Volume was well-below average, but that didn’t stop U.S. stock market investors from driving the major indexes sharply higher during the holiday-shortened week. Perhaps the low volume was the reason behind the move since many suspect the absence of the major banks and funds may have allowed small traders to drive stocks higher. We’ll know early next week when the major players return to the game.

For the week in the cash market, the benchmark S&P 500 Index settled at 2759.22, up 1.5%. For the year, the index is up 3.2%. The blue chip Dow Jones Industrial Average closed at 24479.16, up 0.80. It is down 1.1% in 2018. The tech-driven NASDAQ Composite finished at 7678.25, up 2.4%. This year, it is up a whopping 11.4%.

Most of the week, investors shrugged off concerns over an escalating trade war between the U.S. and China. Early in the week, investors responded positively to the ISM Manufacturing PMI report which came in better-than-expected at 60.2 versus 58.2. Late in the week, it was a stronger-than-expected U.S. Non-Farm Payrolls report which provided the fuel for a rally. The highlight of the report was the Non-Farm Employment Change which showed the economy added 213,000 new jobs versus an estimate of 195,000.

Sandwiched between the manufacturing report and the jobs data was the minutes from the Federal Open Market Committee’s June Meeting.

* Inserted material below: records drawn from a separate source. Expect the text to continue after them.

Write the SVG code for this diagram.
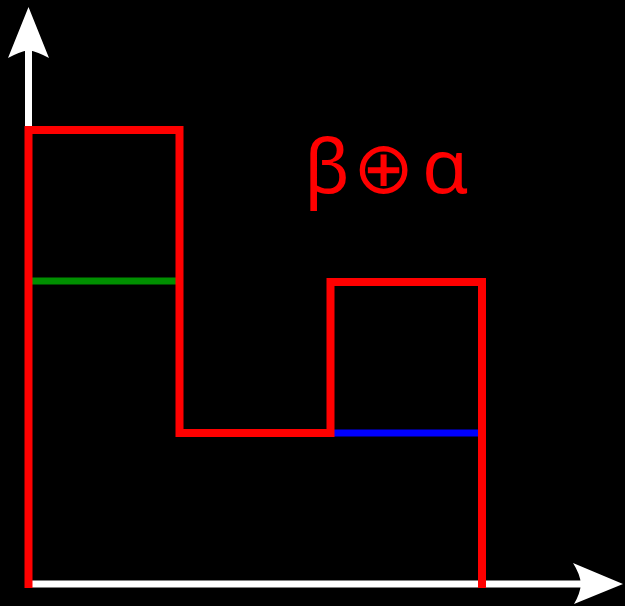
<svg xmlns="http://www.w3.org/2000/svg" width="625" height="606" viewBox="0 0 625 606">
<style>
.axis{stroke:#fff;stroke-width:7;fill:none}
.head{fill:#fff}
.red{stroke:#f00;stroke-width:8;fill:none;stroke-linejoin:miter}
.lbl{font-family:"Noto Sans","DejaVu Sans",sans-serif;font-size:75px;fill:#f00}
.op{font-family:"DejaVu Sans",sans-serif;font-size:73px}
</style>
<rect width="625" height="606" fill="#000"/>
<g id="axes">
<line class="axis" x1="28.5" y1="584" x2="28.5" y2="50"/>
<path class="head" d="M28.5 7 L49 58 Q38 52 28.5 50 Q19 52 8 58 Z"/>
<line class="axis" x1="25" y1="584" x2="582" y2="584"/>
<path class="head" d="M623 584 L573 563 Q580 574 581 584 Q580 594 574 604 Z"/>
</g>
<g id="levels">
<line x1="32" y1="281" x2="176" y2="281" stroke="#008f00" stroke-width="7"/>
<line x1="334" y1="433" x2="478" y2="433" stroke="#00f" stroke-width="7"/>
</g>
<g id="outline">
<path class="red" d="M28.5 588 V130 H179.5 V433 H330.5 V282 H482 V588"/>
</g>
<g id="label">
<text class="lbl" y="193"><tspan x="304">β</tspan><tspan class="op" x="353">⊕</tspan><tspan x="422">α</tspan></text>
</g>
</svg>
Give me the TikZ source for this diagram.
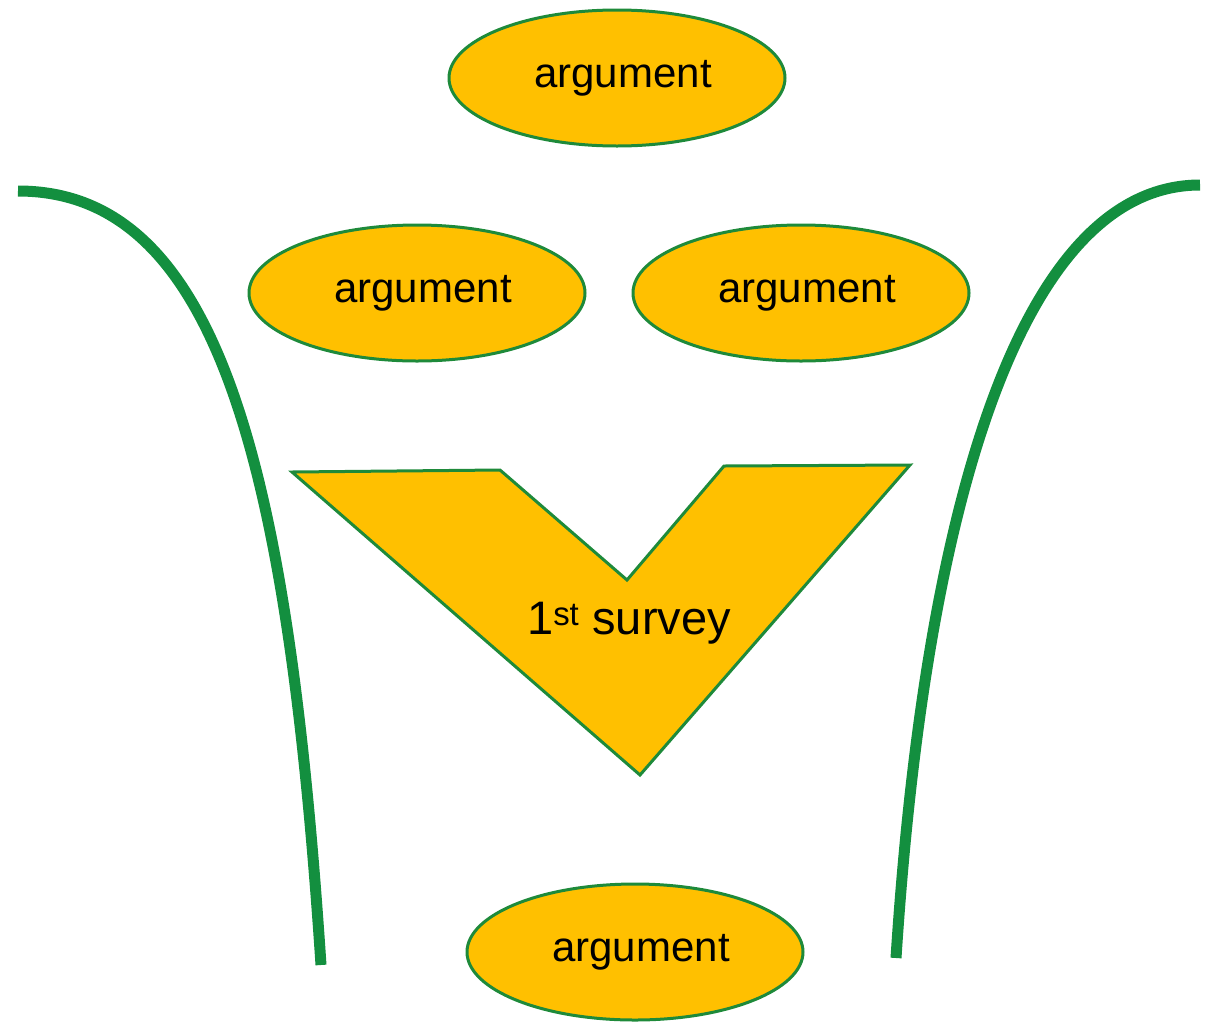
\documentclass[tikz,border=0pt]{standalone}
\usepackage{fontspec}
\setmainfont{Liberation Sans}
\usetikzlibrary{shapes.geometric}
\definecolor{gold}{HTML}{FFC000}
\definecolor{edge}{HTML}{1E8A3A}
\definecolor{curve}{HTML}{138F3F}
\tikzset{
  arg/.style={ellipse, draw=edge, fill=gold, line width=3pt, minimum width=336pt, minimum height=136pt, inner sep=0pt, font=\fontsize{42}{50}\selectfont},
  vshape/.style={draw=edge, fill=gold, line width=3pt, line join=miter},
  stem/.style={draw=curve, line width=11pt}
}
\newcommand{\argtext}{\raisebox{-4pt}{\hspace*{12pt}argument}}
\begin{document}
\begin{tikzpicture}[x=1pt,y=-1pt]
\useasboundingbox (0,0) rectangle (1215,1023);
\node[arg] (a1) at (617,78) {\argtext};
\node[arg] (a2) at (417,293) {\argtext};
\node[arg] (a3) at (801,293) {\argtext};
\node[arg] (a4) at (635,952) {\argtext};
\draw[vshape] (292,472) -- (500,470) -- (627,580) -- (724,466) -- (910,465) -- (640,775) -- cycle;
\node[font=\fontsize{47}{56}\selectfont, inner sep=0pt] (sv) at (629,623) {1\textsuperscript{st} survey};
\draw[stem] (18,191) .. controls (218,191) and (288,465) .. (321,965);
\draw[stem] (1200,185) .. controls (1020,185) and (925,508) .. (896,958);
\end{tikzpicture}
\end{document}
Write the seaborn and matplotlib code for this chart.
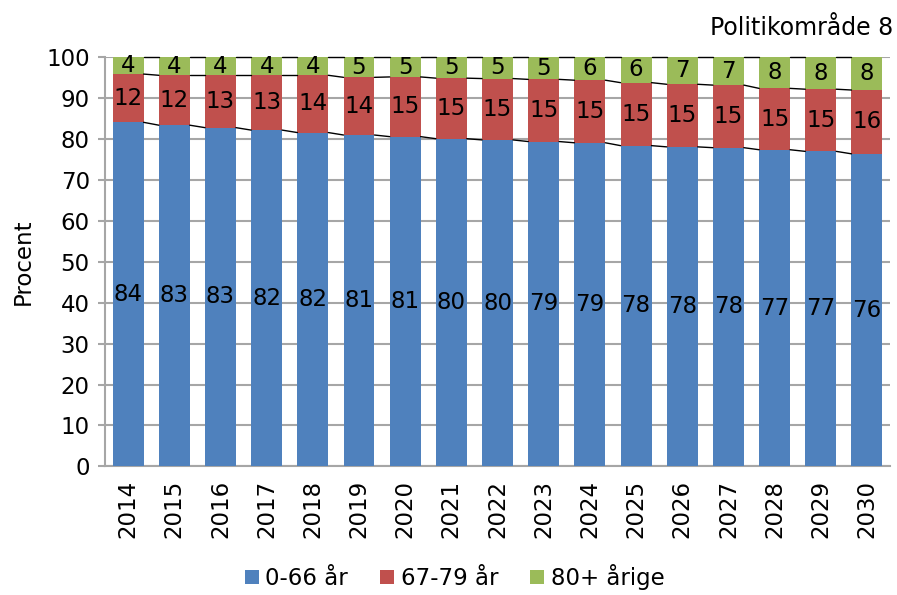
import numpy as np
import pandas as pd
import matplotlib
matplotlib.use("Agg")
import matplotlib.pyplot as plt
import seaborn as sns
from matplotlib.patches import Patch

years = ["2014", "2015", "2016", "2017", "2018", "2019", "2020", "2021", "2022",
         "2023", "2024", "2025", "2026", "2027", "2028", "2029", "2030"]
age_0_66 = [84.1, 83.4, 82.8, 82.2, 81.6, 81.0, 80.6, 80.1, 79.8,
            79.4, 79.1, 78.4, 78.1, 77.9, 77.4, 77.0, 76.4]
age_67_79 = [11.8, 12.2, 12.8, 13.4, 14.0, 14.1, 14.6, 14.8, 15.0,
             15.2, 15.3, 15.4, 15.3, 15.3, 15.0, 15.2, 15.6]
age_80 = [4.1, 4.4, 4.4, 4.4, 4.4, 4.9, 4.8, 5.1, 5.2,
          5.4, 5.6, 6.2, 6.6, 6.8, 7.6, 7.8, 8.0]
series_names = ["0-66 år", "67-79 år", "80+ årige"]
colors = ["#4F81BD", "#C0504D", "#9BBB59"]

sns.set_theme(style="white")
plt.rcParams['font.family'] = ['DejaVu Sans']
plt.rcParams['text.color'] = 'black'
plt.rcParams['axes.labelcolor'] = 'black'
plt.rcParams['xtick.color'] = 'black'
plt.rcParams['ytick.color'] = 'black'
FS = 16.5
GRID = "#A6A6A6"

b = np.array(age_0_66)
r = np.array(age_67_79)
g = np.array(age_80)
c1 = b
c2 = b + r
c3 = b + r + g
df = pd.DataFrame({"year": years, "c1": c1, "c2": c2, "c3": c3})

fig = plt.figure(figsize=(8.97, 5.95), dpi=100)
ax = fig.add_axes([0.1171, 0.2163, 0.9922 - 0.1171, 0.9037 - 0.2163])

W = 0.67
for col, colr in zip(["c3", "c2", "c1"], colors[::-1]):
    sns.barplot(data=df, x="year", y=col, color=colr, width=W, saturation=1,
                edgecolor="none", linewidth=0, ax=ax, zorder=3)

# series lines
xs = np.arange(len(years))
for cum in (c1, c2, c3):
    for i in range(len(years) - 1):
        ax.plot([xs[i] + W / 2, xs[i + 1] - W / 2], [cum[i], cum[i + 1]],
                color="black", lw=1.0, zorder=4, clip_on=False)

# labels
for i in range(len(years)):
    bottoms = [0, c1[i], c2[i]]
    for val, bot in zip([b[i], r[i], g[i]], bottoms):
        ax.text(xs[i], bot + val / 2, f"{val:.0f}", ha="center", va="center",
                fontsize=FS, color="black", zorder=5)

ax.set_ylim(0, 100)
ax.set_xlim(-0.5, len(years) - 0.5)
ax.set_yticks(range(0, 101, 10))
ax.yaxis.grid(True, color=GRID, lw=1.5, zorder=0)
ax.set_axisbelow(True)
for s in ["top", "right"]:
    ax.spines[s].set_visible(False)
for s in ["left", "bottom"]:
    ax.spines[s].set_color(GRID)
    ax.spines[s].set_linewidth(1.5)
ax.tick_params(axis="y", length=5, width=1.5, color=GRID, labelcolor="black",
               labelsize=FS, pad=6, left=True)
ax.tick_params(axis="x", length=0, labelsize=FS, labelcolor="black", rotation=90, pad=10)
ax.set_xlabel("")
ax.set_ylabel("Procent", fontsize=FS, labelpad=8, color="black")

fig.text(0.9955, 0.953, "Politikområde 8", ha="right", va="center", fontsize=17,
         color="black")

handles = [Patch(facecolor=c, edgecolor="none") for c in colors]
fig.legend(handles, series_names, loc="center", bbox_to_anchor=(0.507, 0.030),
           ncol=3, frameon=False, fontsize=FS, handlelength=0.6, handleheight=0.6,
           handletextpad=0.3, columnspacing=1.4, labelcolor="black",
           borderpad=0.1)

fig.savefig("out.png", dpi=100)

The minutes reflected confidence among the Federal Reserve’s policymakers in the strength of the U.S. economy and its plans for future interest rate hikes.

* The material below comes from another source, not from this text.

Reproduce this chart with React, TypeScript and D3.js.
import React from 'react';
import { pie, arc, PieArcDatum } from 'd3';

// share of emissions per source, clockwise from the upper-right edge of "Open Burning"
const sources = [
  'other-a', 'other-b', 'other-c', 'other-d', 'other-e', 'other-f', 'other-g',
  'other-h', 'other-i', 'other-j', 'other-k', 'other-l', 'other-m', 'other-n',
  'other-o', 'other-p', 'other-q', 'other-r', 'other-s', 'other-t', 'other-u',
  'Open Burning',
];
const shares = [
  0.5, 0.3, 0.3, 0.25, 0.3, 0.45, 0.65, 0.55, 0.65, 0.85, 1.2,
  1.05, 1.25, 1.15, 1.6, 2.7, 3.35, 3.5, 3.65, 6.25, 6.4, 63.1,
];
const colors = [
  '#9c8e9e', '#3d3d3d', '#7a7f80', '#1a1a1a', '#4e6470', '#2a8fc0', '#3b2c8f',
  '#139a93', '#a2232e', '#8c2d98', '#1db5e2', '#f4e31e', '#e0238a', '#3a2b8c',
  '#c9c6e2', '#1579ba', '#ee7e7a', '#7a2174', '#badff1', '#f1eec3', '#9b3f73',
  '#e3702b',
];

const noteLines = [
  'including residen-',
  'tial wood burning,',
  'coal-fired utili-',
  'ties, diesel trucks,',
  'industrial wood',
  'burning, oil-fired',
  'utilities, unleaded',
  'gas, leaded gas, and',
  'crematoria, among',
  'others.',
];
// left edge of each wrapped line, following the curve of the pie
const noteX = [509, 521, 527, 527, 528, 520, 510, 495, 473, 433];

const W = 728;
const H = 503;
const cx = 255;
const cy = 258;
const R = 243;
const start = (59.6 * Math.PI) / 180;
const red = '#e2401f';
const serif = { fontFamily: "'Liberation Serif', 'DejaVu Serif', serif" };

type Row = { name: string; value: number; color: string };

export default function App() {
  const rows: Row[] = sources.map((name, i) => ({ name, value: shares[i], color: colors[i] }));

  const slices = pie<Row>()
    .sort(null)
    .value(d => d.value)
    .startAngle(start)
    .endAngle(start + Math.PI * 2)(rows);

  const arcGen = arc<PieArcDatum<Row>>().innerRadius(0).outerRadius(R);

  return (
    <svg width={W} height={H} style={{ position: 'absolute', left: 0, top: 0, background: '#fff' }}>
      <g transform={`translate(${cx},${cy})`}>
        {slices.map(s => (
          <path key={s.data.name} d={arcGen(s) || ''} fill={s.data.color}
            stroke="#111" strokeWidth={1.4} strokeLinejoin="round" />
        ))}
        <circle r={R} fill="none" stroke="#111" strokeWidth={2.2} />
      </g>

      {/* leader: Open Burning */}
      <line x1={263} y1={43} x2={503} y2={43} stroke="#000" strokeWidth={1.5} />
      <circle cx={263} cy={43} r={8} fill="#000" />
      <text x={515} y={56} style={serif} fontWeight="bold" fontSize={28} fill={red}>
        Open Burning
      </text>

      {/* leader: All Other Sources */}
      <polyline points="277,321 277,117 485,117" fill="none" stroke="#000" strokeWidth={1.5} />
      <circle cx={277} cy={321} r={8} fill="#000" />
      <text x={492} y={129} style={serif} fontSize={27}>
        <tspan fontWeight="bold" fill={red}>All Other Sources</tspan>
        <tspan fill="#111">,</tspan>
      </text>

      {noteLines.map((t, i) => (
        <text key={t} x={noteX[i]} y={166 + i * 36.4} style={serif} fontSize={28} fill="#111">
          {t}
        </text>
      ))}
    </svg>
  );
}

For the most part, the minutes were supportive for stocks. Confidence in the strength of the U.S. economy by the Fed is nearly always positive news. However, talk of additional rate hikes beyond neutrality to prevent the economy from overheating may have helped limit gains somewhat.

U.S. Treasury Yields

The benchmark U.S. Treasury yield settled at 2.82% last week, down 0.4%. For the year, yields are up 0.42%.

Although the performance in the U.S. equity markets suggests investors are not too concerned about escalating trade tensions between the United States and its major trading partners in China and the European Union, the price action in the Treasury markets indicates investors are being cautious and taking some protection against a possible economic downturn.

Last week, the yield curve, a set of interest rates watched closely by bond market professionals, has gotten to its flattest level since before the financial crisis. The spread between 2-year note yields and 10-year yields is around 30 basis points, down from about 90 basis points one year ago.

Here is the takeaway, keep an eye on the yield curve. The fear is that the flattening yield curve could invert, meaning that short-term rates would exceed longer-term yields. This action is typically viewed as a recession signal.